From the entries that follow, reproduce exactly and only the lines from the line with "Write the Plotly code for this chart." to the line with "y_ticks = list(range(0, 1400001, 200000))", endpoints included.

* begin Information shown *

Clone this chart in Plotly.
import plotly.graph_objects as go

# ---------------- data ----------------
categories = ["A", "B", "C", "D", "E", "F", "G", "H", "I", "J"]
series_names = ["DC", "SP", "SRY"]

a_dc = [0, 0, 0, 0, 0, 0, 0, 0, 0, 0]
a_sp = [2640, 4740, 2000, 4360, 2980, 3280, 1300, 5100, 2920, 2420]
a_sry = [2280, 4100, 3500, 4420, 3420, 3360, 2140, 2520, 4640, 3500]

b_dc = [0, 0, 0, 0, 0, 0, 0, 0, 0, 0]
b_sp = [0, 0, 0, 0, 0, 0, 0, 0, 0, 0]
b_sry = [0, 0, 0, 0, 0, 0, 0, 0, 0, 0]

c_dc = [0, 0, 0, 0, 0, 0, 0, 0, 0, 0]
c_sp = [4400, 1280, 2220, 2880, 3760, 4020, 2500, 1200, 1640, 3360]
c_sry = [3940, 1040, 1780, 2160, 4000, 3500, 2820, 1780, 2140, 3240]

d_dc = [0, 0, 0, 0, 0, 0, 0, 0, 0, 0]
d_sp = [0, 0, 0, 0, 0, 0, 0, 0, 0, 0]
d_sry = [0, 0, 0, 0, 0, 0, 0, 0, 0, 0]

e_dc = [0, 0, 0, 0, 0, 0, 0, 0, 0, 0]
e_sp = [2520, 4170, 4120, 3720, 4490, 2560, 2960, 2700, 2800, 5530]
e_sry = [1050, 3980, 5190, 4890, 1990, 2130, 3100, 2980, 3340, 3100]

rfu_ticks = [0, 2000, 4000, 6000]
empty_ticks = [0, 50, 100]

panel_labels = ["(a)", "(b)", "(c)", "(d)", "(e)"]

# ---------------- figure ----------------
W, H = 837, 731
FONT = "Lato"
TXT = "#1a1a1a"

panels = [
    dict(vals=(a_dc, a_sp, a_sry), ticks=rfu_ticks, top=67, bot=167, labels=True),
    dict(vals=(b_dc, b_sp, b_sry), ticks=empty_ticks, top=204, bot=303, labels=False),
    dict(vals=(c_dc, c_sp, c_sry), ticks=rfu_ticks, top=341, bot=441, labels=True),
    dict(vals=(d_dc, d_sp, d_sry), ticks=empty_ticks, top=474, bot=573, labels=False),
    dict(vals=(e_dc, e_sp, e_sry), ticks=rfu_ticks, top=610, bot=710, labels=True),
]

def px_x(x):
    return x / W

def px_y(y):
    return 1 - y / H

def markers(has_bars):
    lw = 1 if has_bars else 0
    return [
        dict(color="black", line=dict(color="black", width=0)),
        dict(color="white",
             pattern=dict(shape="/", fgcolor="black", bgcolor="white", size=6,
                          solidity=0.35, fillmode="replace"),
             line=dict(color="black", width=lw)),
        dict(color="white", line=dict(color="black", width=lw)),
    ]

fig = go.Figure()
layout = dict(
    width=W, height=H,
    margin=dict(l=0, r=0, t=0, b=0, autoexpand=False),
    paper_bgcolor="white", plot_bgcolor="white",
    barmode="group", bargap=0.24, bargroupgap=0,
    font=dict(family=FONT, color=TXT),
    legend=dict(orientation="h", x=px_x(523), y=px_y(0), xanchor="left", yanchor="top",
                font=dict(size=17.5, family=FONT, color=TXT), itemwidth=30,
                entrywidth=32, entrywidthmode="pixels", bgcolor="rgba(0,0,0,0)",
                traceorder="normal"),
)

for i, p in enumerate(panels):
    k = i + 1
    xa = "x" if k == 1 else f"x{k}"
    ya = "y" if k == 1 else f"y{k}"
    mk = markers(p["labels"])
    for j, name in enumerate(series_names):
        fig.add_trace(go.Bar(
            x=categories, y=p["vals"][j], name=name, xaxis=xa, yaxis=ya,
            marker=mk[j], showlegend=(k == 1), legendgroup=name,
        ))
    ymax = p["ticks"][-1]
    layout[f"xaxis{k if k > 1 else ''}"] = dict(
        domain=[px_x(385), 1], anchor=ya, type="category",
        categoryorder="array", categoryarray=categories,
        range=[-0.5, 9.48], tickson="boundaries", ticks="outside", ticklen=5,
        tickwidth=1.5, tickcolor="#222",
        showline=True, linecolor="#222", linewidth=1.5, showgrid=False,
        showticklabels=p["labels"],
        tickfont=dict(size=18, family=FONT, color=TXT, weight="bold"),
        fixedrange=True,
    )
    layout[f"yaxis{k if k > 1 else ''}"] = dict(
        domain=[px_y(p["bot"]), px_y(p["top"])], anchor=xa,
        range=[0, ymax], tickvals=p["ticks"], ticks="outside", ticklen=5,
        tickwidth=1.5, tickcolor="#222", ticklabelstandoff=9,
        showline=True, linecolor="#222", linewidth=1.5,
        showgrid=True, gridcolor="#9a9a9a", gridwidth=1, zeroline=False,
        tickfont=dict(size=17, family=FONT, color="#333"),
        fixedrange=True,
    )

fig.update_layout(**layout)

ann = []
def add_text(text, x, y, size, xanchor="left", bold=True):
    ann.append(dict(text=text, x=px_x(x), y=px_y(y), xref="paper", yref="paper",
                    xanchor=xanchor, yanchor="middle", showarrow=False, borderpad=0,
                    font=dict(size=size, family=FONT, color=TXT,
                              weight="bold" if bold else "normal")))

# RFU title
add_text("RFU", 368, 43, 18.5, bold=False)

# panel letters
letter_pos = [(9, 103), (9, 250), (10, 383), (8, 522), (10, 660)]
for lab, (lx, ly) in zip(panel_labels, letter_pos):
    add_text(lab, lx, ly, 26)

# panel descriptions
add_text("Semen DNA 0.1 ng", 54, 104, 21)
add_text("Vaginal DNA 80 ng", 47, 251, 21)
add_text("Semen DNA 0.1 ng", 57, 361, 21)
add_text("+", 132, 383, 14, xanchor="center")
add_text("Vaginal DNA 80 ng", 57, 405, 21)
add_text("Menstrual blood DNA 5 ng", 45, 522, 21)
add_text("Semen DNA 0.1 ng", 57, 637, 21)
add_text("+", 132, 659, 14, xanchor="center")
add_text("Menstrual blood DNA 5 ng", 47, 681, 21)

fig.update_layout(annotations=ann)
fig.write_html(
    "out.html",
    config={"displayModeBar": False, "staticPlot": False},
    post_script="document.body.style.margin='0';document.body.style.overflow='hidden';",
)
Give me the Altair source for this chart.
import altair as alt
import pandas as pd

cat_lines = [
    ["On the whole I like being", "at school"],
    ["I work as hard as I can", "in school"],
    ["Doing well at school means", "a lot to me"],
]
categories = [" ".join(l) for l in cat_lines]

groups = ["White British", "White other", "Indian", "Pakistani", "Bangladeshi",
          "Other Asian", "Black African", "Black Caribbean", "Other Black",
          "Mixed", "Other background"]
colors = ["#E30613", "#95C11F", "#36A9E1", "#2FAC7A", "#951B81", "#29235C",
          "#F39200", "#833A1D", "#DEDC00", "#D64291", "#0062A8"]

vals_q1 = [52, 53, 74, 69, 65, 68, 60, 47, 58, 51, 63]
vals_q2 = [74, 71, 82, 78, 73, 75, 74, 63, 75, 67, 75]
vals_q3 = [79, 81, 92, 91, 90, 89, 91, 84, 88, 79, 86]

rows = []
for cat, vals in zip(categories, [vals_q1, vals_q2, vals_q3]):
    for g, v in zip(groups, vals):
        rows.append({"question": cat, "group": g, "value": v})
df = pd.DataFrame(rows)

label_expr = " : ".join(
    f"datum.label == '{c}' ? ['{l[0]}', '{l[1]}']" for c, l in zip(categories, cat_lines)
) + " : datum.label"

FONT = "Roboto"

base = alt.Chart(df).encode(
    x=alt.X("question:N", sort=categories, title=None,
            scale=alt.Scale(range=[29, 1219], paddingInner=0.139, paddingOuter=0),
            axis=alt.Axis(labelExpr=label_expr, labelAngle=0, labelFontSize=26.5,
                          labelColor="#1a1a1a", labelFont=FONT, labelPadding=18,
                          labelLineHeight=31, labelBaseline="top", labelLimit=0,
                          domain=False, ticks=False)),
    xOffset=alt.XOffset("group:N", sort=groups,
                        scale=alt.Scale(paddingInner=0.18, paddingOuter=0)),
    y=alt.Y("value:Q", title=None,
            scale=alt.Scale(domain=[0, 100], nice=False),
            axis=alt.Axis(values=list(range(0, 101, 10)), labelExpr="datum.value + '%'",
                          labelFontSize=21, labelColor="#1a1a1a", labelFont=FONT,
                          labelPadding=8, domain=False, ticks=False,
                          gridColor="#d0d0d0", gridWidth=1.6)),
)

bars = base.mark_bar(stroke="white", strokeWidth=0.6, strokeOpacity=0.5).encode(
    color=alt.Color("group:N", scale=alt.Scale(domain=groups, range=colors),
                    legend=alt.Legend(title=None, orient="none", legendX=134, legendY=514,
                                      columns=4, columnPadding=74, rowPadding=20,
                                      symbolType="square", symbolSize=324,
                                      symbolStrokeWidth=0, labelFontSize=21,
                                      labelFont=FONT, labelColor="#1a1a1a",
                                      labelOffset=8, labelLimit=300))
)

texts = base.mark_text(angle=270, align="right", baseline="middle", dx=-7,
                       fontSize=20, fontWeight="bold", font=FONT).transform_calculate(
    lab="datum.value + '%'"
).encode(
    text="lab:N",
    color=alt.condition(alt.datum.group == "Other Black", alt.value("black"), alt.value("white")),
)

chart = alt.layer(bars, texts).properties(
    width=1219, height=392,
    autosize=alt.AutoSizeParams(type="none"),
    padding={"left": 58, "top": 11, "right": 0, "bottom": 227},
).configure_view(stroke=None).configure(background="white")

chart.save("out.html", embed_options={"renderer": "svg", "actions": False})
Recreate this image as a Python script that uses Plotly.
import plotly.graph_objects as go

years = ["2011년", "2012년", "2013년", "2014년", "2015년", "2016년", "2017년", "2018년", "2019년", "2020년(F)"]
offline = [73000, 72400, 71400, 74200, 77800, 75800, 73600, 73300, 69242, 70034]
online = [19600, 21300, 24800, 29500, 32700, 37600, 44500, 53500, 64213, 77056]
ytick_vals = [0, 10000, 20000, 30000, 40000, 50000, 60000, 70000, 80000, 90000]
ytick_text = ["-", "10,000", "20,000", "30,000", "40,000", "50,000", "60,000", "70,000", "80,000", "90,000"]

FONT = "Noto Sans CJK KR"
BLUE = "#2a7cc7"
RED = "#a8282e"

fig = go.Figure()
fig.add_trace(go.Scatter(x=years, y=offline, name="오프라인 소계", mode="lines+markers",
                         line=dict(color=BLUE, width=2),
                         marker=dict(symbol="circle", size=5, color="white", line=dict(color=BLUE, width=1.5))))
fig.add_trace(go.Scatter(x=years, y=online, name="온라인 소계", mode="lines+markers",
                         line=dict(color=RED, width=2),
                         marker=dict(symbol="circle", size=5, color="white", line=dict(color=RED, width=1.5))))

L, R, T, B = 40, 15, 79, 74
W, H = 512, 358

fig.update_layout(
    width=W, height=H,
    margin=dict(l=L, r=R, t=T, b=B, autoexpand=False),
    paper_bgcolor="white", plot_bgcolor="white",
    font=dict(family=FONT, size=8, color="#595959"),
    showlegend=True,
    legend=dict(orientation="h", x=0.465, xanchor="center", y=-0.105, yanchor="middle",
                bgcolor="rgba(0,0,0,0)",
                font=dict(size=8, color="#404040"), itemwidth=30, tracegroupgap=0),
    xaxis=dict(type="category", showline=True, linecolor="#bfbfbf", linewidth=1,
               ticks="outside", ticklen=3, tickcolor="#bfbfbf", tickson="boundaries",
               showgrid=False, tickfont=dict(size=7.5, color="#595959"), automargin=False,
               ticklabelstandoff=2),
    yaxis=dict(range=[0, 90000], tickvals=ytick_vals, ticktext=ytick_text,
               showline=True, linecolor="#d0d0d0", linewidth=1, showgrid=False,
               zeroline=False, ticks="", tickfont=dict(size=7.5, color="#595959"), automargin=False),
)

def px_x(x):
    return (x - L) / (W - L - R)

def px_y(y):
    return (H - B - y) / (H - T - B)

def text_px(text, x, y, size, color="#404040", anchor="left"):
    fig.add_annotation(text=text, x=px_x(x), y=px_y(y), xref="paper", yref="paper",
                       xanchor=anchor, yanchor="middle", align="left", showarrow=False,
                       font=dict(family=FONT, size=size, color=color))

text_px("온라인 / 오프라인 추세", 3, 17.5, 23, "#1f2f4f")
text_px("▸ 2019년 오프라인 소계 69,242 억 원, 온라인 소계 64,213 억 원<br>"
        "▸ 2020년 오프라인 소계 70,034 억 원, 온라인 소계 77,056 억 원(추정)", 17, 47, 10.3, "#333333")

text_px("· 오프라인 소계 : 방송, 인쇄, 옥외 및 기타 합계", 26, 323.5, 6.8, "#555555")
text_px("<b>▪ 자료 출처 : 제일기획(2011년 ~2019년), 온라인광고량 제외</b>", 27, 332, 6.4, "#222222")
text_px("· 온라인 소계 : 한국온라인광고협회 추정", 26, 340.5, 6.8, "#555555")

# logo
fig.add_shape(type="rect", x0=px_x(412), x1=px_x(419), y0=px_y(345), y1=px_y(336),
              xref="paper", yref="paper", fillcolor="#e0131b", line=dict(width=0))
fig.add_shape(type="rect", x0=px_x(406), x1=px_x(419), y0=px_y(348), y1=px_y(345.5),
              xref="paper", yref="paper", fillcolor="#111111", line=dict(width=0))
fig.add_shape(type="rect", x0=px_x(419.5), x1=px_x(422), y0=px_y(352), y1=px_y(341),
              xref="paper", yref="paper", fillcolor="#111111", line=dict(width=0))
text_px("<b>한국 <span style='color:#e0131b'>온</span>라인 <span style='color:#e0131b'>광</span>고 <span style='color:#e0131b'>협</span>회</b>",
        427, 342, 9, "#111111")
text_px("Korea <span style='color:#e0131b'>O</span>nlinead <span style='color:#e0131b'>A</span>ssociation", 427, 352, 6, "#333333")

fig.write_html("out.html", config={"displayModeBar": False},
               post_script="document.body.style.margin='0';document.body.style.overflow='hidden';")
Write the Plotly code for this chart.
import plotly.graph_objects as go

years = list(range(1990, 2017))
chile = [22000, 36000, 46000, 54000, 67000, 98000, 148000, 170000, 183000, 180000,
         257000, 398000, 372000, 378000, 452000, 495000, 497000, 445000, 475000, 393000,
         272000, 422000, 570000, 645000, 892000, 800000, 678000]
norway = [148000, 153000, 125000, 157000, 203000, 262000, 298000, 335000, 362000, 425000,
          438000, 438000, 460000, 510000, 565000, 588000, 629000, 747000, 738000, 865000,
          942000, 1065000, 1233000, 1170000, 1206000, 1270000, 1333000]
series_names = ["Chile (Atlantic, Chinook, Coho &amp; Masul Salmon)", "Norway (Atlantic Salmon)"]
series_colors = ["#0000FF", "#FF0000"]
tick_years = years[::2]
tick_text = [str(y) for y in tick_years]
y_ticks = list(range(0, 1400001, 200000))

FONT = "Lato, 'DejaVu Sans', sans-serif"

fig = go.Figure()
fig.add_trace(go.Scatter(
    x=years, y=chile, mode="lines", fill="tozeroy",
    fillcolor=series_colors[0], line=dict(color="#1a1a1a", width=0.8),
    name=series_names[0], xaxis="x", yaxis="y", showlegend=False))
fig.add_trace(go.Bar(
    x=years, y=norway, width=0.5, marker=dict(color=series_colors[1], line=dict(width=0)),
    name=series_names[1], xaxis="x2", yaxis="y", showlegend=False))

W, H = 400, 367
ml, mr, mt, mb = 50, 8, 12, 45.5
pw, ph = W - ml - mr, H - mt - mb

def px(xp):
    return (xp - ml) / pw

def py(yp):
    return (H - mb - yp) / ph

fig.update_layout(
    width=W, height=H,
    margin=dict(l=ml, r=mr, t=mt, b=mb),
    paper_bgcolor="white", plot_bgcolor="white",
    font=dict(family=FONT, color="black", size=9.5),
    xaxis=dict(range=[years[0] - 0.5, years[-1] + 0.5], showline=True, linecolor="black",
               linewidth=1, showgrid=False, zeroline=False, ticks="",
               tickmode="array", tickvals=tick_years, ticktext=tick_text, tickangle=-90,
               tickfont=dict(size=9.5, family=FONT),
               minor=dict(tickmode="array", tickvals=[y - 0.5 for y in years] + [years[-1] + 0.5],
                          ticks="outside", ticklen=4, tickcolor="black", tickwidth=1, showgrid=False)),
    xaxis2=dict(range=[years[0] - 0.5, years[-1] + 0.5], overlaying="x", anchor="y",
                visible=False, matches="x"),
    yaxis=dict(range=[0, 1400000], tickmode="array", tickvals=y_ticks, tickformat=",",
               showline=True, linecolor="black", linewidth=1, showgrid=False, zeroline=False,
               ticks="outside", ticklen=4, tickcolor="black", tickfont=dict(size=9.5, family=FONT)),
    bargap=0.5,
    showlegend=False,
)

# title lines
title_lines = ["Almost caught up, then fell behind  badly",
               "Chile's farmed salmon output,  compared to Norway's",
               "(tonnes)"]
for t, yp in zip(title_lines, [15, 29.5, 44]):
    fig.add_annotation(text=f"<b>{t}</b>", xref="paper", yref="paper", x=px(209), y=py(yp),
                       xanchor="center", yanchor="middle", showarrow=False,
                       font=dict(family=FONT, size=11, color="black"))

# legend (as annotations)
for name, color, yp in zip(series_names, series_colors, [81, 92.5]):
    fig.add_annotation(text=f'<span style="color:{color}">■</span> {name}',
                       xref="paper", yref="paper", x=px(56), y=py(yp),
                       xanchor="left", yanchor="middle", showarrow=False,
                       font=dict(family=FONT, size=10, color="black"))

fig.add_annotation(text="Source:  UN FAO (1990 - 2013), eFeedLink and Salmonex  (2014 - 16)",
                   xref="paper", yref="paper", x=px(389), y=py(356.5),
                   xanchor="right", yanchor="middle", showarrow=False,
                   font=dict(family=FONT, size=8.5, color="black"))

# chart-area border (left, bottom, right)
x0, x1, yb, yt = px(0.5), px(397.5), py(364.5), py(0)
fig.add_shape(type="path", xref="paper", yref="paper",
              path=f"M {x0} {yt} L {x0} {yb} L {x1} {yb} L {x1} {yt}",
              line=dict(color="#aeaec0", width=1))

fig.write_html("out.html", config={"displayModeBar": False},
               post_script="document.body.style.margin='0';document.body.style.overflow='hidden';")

* end Information shown *

▶ [Written answer]
Write the Plotly code for this chart.
import plotly.graph_objects as go

years = list(range(1990, 2017))
chile = [22000, 36000, 46000, 54000, 67000, 98000, 148000, 170000, 183000, 180000,
         257000, 398000, 372000, 378000, 452000, 495000, 497000, 445000, 475000, 393000,
         272000, 422000, 570000, 645000, 892000, 800000, 678000]
norway = [148000, 153000, 125000, 157000, 203000, 262000, 298000, 335000, 362000, 425000,
          438000, 438000, 460000, 510000, 565000, 588000, 629000, 747000, 738000, 865000,
          942000, 1065000, 1233000, 1170000, 1206000, 1270000, 1333000]
series_names = ["Chile (Atlantic, Chinook, Coho &amp; Masul Salmon)", "Norway (Atlantic Salmon)"]
series_colors = ["#0000FF", "#FF0000"]
tick_years = years[::2]
tick_text = [str(y) for y in tick_years]
y_ticks = list(range(0, 1400001, 200000))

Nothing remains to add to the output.